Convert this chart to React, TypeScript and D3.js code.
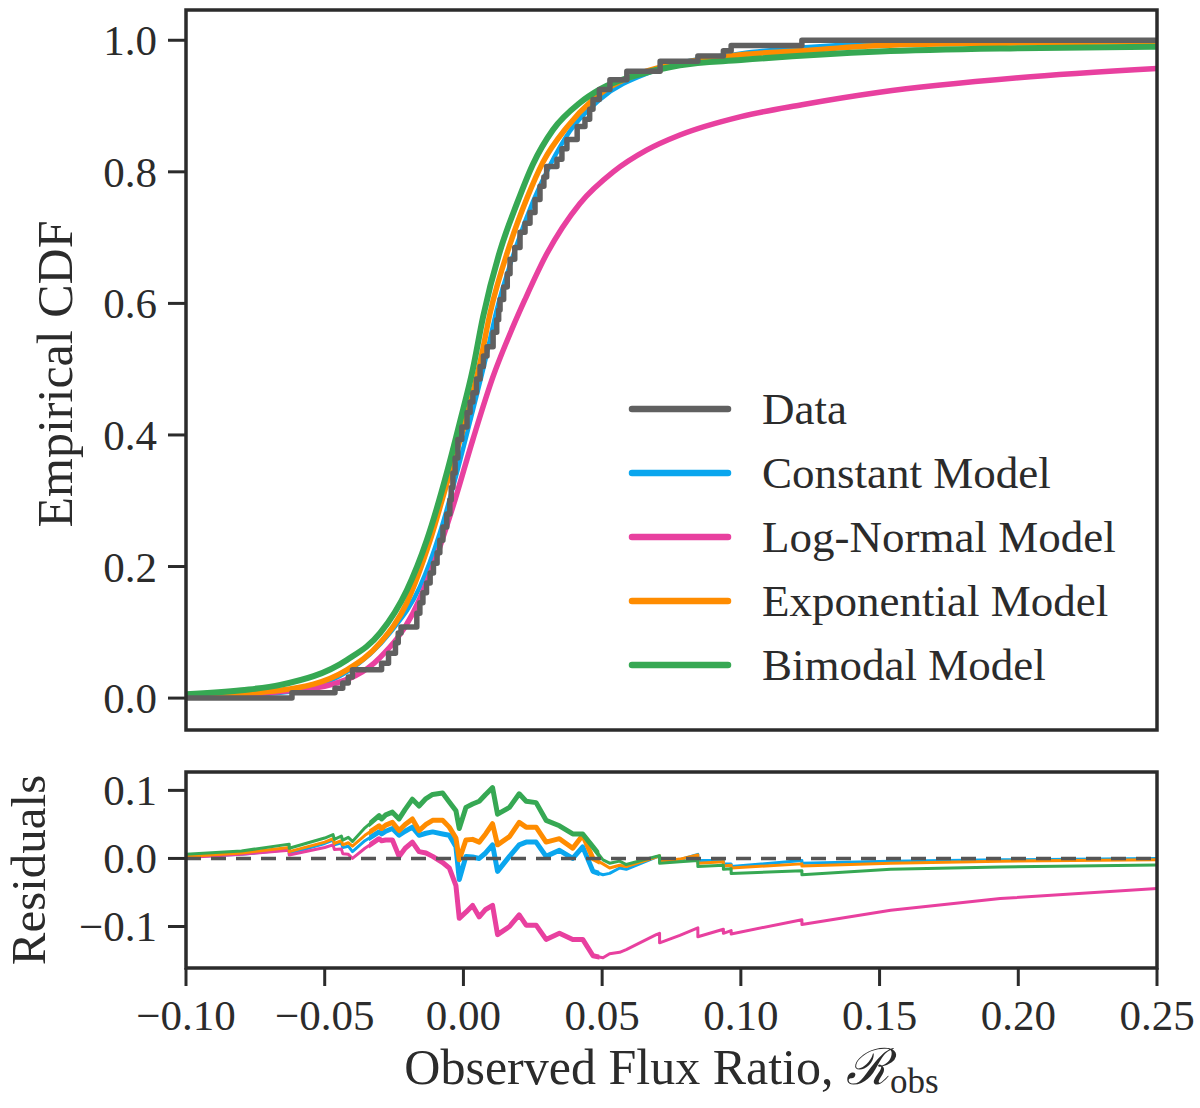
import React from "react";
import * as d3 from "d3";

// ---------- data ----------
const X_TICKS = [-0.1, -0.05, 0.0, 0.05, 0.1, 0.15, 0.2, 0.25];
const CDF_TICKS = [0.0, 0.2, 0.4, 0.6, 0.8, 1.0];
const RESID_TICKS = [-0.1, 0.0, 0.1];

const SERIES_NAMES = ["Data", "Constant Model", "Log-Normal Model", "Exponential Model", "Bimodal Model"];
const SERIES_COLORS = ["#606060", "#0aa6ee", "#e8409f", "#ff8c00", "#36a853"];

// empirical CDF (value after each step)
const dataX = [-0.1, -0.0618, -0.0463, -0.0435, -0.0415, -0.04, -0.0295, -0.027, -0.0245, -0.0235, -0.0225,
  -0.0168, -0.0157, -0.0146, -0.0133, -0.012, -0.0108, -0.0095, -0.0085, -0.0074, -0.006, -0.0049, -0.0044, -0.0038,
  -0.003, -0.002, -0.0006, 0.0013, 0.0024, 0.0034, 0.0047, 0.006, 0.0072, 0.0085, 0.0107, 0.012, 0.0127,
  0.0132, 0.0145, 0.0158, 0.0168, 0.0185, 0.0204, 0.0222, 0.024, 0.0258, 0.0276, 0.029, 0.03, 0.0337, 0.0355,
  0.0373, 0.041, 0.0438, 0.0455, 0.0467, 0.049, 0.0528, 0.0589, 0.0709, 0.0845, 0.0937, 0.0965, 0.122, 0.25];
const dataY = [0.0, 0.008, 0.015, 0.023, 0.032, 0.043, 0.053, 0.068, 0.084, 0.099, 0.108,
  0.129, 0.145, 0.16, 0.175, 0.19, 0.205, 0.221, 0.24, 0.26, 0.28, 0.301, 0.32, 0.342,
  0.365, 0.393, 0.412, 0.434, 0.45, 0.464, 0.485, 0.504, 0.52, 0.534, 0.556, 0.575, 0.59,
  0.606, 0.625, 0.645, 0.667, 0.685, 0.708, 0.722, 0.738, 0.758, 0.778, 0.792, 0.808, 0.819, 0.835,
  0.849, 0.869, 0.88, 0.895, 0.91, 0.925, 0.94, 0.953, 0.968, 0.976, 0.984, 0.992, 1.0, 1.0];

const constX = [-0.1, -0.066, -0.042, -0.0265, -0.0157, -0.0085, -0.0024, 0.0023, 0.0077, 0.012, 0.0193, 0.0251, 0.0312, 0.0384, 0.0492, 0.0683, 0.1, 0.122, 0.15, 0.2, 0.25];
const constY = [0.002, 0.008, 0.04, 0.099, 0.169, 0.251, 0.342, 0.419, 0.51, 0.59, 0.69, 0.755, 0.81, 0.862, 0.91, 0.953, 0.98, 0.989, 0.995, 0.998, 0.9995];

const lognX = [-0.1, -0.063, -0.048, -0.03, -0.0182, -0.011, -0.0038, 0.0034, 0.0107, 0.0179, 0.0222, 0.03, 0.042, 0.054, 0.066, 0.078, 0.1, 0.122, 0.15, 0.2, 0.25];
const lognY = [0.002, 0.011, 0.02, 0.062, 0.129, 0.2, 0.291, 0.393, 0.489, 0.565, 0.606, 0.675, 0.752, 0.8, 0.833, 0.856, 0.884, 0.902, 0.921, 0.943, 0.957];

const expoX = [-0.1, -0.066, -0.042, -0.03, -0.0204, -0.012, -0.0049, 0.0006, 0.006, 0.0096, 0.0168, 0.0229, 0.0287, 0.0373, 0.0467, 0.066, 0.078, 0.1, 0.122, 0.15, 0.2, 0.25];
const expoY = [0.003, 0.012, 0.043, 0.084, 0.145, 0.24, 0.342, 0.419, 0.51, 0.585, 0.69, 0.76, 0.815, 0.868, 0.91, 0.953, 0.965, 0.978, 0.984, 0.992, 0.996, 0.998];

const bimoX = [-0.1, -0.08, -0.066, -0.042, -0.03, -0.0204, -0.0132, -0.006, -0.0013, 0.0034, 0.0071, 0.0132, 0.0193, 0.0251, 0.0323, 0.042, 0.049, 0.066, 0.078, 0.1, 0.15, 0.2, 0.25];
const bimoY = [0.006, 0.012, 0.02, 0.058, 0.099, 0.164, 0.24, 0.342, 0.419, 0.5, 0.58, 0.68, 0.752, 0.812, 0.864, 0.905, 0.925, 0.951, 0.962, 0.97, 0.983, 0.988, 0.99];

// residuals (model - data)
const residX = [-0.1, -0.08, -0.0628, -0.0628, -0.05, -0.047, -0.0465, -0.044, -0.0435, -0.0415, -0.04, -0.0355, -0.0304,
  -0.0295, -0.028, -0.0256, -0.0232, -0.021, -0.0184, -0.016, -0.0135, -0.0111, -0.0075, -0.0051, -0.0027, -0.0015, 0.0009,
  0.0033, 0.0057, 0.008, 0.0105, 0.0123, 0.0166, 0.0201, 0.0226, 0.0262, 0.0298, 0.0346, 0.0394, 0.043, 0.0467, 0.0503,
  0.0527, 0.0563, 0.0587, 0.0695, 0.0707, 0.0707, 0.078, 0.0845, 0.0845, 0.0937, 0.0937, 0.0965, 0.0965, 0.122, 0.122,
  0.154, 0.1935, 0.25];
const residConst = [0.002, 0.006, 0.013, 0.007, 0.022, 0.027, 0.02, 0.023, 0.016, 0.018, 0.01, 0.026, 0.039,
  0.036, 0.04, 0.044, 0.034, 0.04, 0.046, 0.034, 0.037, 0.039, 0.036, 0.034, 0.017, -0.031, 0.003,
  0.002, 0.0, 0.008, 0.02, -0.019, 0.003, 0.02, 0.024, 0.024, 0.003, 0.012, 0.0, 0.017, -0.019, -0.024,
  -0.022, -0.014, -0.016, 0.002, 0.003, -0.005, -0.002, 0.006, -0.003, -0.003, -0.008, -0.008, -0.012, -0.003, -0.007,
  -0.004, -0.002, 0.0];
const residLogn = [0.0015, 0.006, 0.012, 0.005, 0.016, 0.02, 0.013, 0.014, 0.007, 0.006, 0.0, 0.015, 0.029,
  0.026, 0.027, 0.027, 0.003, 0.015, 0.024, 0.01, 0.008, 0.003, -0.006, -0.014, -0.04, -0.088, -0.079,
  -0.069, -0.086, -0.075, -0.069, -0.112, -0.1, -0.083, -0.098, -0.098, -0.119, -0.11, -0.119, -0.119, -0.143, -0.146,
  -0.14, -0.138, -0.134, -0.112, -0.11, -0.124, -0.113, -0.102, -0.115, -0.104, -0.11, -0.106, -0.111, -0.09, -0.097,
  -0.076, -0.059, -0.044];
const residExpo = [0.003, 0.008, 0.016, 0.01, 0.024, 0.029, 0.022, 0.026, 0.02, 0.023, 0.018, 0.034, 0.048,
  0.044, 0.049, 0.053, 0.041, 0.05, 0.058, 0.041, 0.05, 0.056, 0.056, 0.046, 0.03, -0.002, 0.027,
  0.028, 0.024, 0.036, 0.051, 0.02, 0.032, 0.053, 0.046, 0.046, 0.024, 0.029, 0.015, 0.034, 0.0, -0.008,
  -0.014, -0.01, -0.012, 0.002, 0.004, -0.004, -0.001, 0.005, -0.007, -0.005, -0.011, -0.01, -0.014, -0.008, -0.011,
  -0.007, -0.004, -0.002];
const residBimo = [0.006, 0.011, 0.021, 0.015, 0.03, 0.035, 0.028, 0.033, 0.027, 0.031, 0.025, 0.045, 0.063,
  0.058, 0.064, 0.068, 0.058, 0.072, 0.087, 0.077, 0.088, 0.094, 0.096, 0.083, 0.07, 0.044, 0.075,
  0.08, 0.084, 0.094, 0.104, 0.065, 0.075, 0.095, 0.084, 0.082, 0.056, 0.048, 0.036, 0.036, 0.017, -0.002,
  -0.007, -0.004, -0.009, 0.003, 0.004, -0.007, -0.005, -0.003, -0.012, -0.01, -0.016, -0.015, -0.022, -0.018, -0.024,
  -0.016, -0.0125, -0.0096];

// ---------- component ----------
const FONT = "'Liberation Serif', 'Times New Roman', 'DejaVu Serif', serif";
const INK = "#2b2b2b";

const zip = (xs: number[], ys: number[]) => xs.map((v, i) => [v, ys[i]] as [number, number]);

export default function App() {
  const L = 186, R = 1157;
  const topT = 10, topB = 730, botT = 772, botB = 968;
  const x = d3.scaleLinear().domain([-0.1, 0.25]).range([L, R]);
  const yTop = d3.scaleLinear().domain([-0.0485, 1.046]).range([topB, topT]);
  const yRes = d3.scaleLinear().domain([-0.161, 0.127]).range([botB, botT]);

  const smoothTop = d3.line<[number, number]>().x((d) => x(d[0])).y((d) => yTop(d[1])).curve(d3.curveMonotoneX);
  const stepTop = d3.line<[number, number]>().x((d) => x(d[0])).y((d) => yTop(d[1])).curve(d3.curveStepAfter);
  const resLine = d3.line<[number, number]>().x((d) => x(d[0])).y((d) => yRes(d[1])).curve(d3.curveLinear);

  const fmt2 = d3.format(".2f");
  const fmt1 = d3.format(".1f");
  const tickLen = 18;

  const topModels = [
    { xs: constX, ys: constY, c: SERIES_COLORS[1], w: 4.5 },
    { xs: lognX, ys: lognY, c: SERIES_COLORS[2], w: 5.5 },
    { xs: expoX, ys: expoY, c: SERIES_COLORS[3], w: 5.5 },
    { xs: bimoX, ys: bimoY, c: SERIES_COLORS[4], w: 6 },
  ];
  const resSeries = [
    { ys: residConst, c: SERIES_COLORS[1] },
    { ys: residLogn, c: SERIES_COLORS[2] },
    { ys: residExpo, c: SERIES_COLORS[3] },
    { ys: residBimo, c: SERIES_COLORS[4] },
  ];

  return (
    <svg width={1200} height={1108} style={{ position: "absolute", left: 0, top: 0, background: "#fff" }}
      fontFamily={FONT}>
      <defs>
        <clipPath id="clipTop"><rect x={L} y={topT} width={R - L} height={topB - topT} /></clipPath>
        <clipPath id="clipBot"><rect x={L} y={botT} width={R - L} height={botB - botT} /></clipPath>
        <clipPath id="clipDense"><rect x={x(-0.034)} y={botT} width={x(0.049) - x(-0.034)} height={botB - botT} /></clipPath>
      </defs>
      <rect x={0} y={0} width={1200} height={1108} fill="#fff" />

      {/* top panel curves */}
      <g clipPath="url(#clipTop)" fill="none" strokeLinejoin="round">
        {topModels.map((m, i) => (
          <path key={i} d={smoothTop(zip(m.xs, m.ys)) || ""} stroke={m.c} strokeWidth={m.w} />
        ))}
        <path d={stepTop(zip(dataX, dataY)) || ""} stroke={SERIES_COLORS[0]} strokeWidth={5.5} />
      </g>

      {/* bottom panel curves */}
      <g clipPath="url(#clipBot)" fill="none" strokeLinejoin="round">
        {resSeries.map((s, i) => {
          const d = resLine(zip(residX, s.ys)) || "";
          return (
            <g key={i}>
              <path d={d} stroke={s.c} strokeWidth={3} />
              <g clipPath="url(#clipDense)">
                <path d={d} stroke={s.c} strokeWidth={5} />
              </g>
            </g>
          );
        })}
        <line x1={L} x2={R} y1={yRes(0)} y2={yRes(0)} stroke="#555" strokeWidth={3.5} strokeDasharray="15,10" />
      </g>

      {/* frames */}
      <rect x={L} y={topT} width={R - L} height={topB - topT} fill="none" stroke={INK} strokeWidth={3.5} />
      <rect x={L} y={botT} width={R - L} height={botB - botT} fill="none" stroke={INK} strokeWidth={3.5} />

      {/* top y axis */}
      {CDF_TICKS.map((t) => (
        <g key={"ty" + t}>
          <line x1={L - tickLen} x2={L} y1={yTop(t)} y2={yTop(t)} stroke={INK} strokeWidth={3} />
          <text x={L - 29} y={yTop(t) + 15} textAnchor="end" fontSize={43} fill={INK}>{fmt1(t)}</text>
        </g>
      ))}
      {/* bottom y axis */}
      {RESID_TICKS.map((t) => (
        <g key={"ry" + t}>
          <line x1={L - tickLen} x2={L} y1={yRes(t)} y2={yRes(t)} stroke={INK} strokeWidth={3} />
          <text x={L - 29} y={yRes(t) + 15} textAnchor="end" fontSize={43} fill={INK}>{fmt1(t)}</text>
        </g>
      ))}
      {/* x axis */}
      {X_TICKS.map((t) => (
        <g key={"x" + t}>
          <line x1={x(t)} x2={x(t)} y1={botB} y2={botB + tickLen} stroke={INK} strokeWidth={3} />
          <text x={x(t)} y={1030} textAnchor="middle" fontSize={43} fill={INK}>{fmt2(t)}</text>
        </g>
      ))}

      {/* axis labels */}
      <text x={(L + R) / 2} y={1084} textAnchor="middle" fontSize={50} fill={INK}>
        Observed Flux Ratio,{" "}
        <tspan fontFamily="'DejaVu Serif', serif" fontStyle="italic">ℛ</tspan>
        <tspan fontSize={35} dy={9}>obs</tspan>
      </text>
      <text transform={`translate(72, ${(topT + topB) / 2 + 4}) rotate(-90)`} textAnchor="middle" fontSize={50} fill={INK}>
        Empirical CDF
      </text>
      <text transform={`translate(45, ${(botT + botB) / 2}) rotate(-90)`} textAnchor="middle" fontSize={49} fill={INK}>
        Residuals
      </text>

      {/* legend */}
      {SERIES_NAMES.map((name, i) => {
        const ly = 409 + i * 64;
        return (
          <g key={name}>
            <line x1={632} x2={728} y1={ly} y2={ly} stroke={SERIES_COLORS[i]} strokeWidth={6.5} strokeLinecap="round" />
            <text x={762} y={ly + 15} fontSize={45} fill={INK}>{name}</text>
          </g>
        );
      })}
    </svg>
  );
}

::::::::::

**Stated goal**
Restate, line by line and word for word, everything from the top of the material through the line that contains "0.992, 1.0, 1.0];". Leave pictures out.

**Solution to this exercise**
Convert this chart to React, TypeScript and D3.js code.
import React from "react";
import * as d3 from "d3";

// ---------- data ----------
const X_TICKS = [-0.1, -0.05, 0.0, 0.05, 0.1, 0.15, 0.2, 0.25];
const CDF_TICKS = [0.0, 0.2, 0.4, 0.6, 0.8, 1.0];
const RESID_TICKS = [-0.1, 0.0, 0.1];

const SERIES_NAMES = ["Data", "Constant Model", "Log-Normal Model", "Exponential Model", "Bimodal Model"];
const SERIES_COLORS = ["#606060", "#0aa6ee", "#e8409f", "#ff8c00", "#36a853"];

// empirical CDF (value after each step)
const dataX = [-0.1, -0.0618, -0.0463, -0.0435, -0.0415, -0.04, -0.0295, -0.027, -0.0245, -0.0235, -0.0225,
  -0.0168, -0.0157, -0.0146, -0.0133, -0.012, -0.0108, -0.0095, -0.0085, -0.0074, -0.006, -0.0049, -0.0044, -0.0038,
  -0.003, -0.002, -0.0006, 0.0013, 0.0024, 0.0034, 0.0047, 0.006, 0.0072, 0.0085, 0.0107, 0.012, 0.0127,
  0.0132, 0.0145, 0.0158, 0.0168, 0.0185, 0.0204, 0.0222, 0.024, 0.0258, 0.0276, 0.029, 0.03, 0.0337, 0.0355,
  0.0373, 0.041, 0.0438, 0.0455, 0.0467, 0.049, 0.0528, 0.0589, 0.0709, 0.0845, 0.0937, 0.0965, 0.122, 0.25];
const dataY = [0.0, 0.008, 0.015, 0.023, 0.032, 0.043, 0.053, 0.068, 0.084, 0.099, 0.108,
  0.129, 0.145, 0.16, 0.175, 0.19, 0.205, 0.221, 0.24, 0.26, 0.28, 0.301, 0.32, 0.342,
  0.365, 0.393, 0.412, 0.434, 0.45, 0.464, 0.485, 0.504, 0.52, 0.534, 0.556, 0.575, 0.59,
  0.606, 0.625, 0.645, 0.667, 0.685, 0.708, 0.722, 0.738, 0.758, 0.778, 0.792, 0.808, 0.819, 0.835,
  0.849, 0.869, 0.88, 0.895, 0.91, 0.925, 0.94, 0.953, 0.968, 0.976, 0.984, 0.992, 1.0, 1.0];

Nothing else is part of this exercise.